» COLLECTED DATA:
----------------

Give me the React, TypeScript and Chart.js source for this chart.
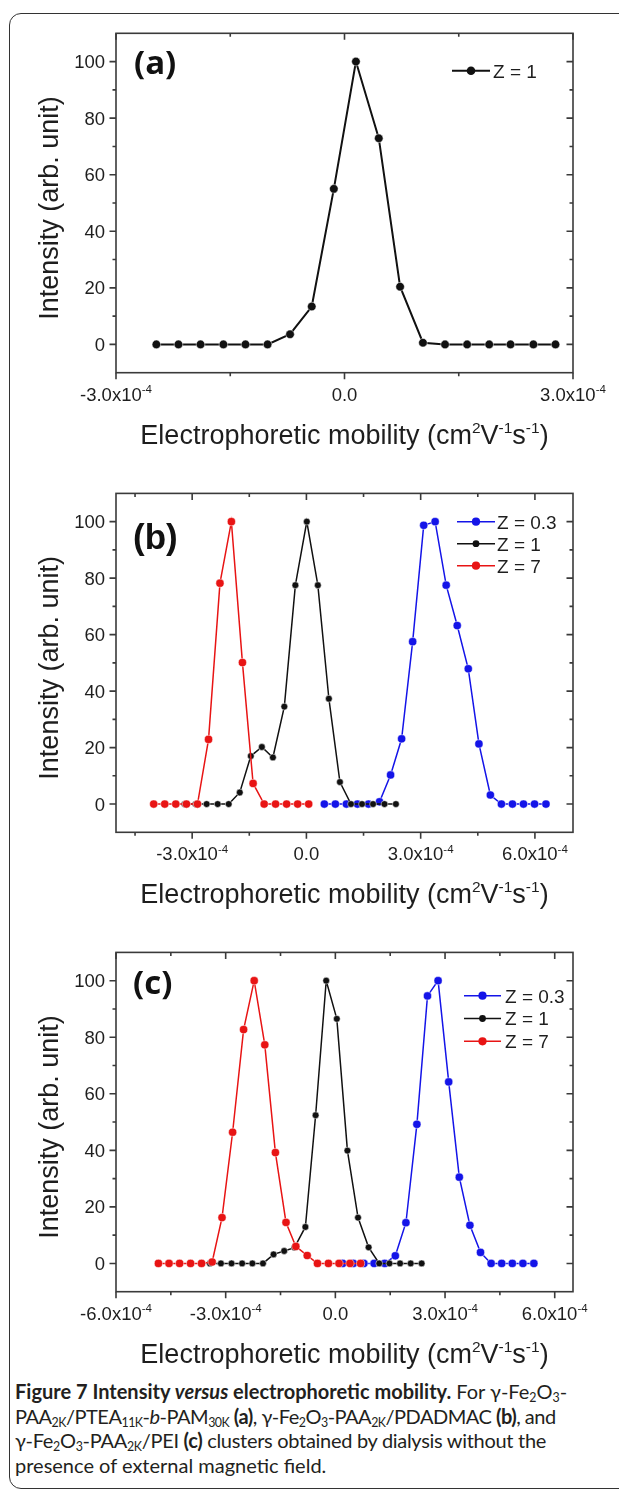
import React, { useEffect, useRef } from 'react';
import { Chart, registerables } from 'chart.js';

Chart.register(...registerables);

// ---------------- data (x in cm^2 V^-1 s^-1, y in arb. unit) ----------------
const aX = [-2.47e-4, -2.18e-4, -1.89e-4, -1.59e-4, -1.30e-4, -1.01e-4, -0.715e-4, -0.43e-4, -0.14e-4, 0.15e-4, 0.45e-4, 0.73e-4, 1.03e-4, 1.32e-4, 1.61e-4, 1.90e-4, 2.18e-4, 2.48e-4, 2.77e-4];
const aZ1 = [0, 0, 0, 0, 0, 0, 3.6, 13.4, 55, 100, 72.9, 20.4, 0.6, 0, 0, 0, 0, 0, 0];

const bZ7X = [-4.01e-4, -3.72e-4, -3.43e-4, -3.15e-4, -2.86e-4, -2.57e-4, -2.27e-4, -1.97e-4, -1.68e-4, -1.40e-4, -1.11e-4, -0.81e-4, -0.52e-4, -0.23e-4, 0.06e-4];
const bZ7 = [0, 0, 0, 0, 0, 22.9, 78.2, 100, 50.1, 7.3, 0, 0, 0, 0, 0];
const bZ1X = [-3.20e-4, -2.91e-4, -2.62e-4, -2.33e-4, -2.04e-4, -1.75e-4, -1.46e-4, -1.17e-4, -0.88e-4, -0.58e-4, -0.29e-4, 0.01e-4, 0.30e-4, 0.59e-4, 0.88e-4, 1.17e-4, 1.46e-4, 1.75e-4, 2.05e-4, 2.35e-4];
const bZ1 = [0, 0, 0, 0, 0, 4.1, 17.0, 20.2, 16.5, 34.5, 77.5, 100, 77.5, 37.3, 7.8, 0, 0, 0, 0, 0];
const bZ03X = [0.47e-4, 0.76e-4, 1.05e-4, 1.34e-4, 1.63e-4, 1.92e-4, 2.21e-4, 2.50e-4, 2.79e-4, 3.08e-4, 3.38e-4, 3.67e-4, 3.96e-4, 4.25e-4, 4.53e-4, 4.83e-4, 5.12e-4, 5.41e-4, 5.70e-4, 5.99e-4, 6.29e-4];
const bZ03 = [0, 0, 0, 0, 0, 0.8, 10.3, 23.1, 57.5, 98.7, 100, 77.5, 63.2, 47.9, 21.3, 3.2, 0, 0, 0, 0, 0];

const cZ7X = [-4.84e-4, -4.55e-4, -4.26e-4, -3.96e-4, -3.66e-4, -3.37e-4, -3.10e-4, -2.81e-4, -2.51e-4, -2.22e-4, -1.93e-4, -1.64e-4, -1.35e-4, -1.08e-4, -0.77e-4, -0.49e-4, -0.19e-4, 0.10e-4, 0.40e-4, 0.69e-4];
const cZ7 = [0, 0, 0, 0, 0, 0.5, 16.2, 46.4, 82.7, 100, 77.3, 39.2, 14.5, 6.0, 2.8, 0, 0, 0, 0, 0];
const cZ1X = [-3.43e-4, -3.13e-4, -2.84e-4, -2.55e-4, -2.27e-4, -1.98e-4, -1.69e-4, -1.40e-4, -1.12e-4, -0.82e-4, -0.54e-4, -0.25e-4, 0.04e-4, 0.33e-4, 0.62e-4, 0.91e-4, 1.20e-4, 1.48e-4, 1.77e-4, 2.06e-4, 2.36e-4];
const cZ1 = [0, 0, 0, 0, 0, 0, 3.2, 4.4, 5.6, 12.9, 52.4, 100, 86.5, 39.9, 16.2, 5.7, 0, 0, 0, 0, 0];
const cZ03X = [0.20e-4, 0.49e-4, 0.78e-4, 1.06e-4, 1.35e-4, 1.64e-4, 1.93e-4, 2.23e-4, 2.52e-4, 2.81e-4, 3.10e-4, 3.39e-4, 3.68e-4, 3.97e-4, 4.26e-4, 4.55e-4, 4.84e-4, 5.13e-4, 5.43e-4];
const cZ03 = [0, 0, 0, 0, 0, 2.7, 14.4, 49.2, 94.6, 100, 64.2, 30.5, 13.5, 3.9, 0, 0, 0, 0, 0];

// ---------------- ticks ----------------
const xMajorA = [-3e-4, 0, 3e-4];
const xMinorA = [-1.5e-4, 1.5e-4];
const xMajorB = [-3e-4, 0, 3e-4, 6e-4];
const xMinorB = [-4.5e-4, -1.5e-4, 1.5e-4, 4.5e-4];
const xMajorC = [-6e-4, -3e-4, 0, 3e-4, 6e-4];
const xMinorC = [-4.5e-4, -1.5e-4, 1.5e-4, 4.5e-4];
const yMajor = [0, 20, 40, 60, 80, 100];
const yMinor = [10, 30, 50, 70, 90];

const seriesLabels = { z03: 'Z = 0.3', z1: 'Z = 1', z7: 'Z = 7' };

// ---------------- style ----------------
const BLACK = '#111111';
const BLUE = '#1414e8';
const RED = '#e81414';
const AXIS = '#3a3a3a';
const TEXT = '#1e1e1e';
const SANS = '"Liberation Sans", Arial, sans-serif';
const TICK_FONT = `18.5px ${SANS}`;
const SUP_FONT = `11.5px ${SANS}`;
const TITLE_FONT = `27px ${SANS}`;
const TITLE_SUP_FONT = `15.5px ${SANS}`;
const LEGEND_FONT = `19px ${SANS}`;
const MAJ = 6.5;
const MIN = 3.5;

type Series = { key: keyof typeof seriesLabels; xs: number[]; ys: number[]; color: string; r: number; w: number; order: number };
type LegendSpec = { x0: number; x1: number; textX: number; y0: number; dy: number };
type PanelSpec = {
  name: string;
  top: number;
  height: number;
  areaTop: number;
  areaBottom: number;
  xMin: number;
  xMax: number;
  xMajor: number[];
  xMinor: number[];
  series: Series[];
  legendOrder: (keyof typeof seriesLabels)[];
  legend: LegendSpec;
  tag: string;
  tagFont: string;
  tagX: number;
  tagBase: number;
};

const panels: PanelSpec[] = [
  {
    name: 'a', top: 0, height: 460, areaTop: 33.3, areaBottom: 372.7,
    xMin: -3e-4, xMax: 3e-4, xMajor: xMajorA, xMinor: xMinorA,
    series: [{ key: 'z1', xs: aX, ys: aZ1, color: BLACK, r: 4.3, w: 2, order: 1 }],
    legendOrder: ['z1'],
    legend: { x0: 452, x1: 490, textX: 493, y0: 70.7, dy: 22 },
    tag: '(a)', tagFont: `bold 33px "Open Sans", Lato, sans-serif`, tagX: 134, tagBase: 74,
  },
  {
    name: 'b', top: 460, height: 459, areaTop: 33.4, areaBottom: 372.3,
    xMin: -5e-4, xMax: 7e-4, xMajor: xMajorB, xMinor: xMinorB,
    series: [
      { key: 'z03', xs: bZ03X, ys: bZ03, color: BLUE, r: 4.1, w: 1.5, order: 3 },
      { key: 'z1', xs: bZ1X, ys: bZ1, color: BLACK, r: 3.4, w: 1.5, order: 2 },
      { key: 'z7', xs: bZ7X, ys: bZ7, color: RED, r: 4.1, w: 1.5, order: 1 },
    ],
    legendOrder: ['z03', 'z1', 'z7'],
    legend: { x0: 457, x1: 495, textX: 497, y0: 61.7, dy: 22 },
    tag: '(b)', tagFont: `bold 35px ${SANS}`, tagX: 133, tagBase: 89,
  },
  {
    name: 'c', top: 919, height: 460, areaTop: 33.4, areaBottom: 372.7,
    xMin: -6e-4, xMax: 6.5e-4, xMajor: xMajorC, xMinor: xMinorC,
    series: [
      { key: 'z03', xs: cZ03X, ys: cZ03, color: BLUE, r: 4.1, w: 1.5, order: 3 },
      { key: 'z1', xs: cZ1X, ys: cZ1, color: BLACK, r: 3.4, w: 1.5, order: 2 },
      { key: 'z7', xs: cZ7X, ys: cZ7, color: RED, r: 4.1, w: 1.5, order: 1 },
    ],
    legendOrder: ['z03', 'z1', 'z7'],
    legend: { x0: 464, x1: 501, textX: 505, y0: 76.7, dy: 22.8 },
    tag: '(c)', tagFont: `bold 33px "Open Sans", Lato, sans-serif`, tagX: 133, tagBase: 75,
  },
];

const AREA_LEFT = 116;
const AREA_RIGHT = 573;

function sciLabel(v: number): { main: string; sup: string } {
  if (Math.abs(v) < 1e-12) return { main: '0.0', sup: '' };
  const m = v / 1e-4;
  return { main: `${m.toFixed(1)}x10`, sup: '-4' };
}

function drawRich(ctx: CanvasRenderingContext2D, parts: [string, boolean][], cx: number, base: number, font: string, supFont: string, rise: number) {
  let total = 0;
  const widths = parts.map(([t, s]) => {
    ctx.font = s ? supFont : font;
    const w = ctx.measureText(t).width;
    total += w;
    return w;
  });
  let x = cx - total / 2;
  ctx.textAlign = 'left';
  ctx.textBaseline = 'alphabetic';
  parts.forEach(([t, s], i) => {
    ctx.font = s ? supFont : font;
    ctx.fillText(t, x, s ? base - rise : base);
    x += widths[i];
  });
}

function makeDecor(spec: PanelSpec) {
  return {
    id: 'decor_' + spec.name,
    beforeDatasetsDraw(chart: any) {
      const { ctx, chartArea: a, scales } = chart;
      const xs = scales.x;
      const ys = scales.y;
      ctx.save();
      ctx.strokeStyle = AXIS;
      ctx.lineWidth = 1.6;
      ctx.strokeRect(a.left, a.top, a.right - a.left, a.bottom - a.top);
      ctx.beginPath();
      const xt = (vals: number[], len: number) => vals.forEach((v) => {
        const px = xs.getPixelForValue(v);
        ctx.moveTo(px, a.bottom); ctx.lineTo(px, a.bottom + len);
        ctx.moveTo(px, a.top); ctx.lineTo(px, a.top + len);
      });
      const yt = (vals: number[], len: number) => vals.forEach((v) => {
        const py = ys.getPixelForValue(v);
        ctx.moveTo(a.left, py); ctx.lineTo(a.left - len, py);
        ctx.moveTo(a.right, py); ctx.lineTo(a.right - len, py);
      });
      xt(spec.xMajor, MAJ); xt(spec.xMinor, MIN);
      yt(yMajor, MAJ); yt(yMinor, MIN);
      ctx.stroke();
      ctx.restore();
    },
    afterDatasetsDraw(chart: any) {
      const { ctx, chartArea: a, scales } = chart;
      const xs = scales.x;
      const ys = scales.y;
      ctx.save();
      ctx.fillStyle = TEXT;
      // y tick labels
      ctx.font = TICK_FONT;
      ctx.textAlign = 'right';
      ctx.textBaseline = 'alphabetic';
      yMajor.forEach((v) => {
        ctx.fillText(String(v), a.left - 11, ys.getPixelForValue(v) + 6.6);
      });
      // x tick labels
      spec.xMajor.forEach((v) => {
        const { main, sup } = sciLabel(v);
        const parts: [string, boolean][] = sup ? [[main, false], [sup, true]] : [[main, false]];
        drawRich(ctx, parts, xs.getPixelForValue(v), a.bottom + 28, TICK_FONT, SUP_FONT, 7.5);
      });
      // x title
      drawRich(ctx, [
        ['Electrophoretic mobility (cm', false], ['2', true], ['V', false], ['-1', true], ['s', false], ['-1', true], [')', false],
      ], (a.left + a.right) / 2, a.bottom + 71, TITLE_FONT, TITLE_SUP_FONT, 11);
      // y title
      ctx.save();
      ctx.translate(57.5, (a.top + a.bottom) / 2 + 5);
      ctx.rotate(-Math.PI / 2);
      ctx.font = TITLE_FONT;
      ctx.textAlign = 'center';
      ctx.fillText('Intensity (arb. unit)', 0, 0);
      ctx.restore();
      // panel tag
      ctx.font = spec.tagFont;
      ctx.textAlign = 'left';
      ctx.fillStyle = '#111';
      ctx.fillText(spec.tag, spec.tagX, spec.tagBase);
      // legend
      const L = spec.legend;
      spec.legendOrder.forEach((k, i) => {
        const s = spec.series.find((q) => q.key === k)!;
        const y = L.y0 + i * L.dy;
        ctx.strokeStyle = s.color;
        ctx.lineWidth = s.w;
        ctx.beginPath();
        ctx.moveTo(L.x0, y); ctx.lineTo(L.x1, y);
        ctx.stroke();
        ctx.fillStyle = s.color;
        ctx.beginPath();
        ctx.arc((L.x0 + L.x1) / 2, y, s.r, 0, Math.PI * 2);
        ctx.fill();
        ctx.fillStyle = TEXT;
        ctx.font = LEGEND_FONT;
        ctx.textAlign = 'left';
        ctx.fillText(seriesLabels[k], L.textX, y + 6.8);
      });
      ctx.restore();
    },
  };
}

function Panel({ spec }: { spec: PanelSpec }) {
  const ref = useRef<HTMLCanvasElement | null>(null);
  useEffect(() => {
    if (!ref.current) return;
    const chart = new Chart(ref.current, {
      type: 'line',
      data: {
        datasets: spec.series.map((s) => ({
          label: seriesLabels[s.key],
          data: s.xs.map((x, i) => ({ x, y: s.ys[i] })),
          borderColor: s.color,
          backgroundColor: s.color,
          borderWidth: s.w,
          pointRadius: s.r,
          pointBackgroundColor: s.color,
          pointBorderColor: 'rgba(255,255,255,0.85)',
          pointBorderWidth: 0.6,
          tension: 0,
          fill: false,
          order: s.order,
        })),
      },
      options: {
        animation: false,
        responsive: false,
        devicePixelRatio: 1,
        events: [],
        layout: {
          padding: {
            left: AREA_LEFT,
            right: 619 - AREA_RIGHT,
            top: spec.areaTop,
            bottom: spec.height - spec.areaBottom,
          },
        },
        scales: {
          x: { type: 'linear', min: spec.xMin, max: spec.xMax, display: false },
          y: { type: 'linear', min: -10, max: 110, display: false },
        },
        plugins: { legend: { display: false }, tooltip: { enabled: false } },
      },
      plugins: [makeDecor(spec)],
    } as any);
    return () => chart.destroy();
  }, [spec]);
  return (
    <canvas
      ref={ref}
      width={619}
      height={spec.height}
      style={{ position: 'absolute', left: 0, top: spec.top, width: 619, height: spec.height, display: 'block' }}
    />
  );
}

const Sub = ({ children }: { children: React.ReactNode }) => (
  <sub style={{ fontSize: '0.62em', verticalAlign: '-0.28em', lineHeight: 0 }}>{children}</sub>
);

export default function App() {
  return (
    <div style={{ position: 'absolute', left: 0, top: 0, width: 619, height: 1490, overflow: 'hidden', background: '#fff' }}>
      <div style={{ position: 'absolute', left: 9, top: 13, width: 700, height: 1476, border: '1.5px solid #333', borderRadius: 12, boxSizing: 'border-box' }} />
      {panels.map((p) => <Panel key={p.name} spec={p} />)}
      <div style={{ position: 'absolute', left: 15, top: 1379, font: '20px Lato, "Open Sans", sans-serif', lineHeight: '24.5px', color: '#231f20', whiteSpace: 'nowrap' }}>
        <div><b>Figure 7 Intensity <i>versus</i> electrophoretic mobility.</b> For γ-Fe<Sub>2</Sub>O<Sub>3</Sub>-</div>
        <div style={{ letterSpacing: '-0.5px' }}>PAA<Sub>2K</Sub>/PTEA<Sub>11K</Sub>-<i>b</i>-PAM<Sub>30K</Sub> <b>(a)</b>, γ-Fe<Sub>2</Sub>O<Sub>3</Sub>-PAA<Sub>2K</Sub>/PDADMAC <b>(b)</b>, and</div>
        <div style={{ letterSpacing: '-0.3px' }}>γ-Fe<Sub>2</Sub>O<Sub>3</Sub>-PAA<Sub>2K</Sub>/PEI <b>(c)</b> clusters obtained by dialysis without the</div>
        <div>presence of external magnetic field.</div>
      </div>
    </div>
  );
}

----------------

» EXERCISE PROMPT:
Only lines belong in the copy: transcribe those from the start of the data through the line that contains "0, 0, 0, 0, 0, 0];", and skip the pictures.

» TASK ANSWER:
Give me the React, TypeScript and Chart.js source for this chart.
import React, { useEffect, useRef } from 'react';
import { Chart, registerables } from 'chart.js';

Chart.register(...registerables);

// ---------------- data (x in cm^2 V^-1 s^-1, y in arb. unit) ----------------
const aX = [-2.47e-4, -2.18e-4, -1.89e-4, -1.59e-4, -1.30e-4, -1.01e-4, -0.715e-4, -0.43e-4, -0.14e-4, 0.15e-4, 0.45e-4, 0.73e-4, 1.03e-4, 1.32e-4, 1.61e-4, 1.90e-4, 2.18e-4, 2.48e-4, 2.77e-4];
const aZ1 = [0, 0, 0, 0, 0, 0, 3.6, 13.4, 55, 100, 72.9, 20.4, 0.6, 0, 0, 0, 0, 0, 0];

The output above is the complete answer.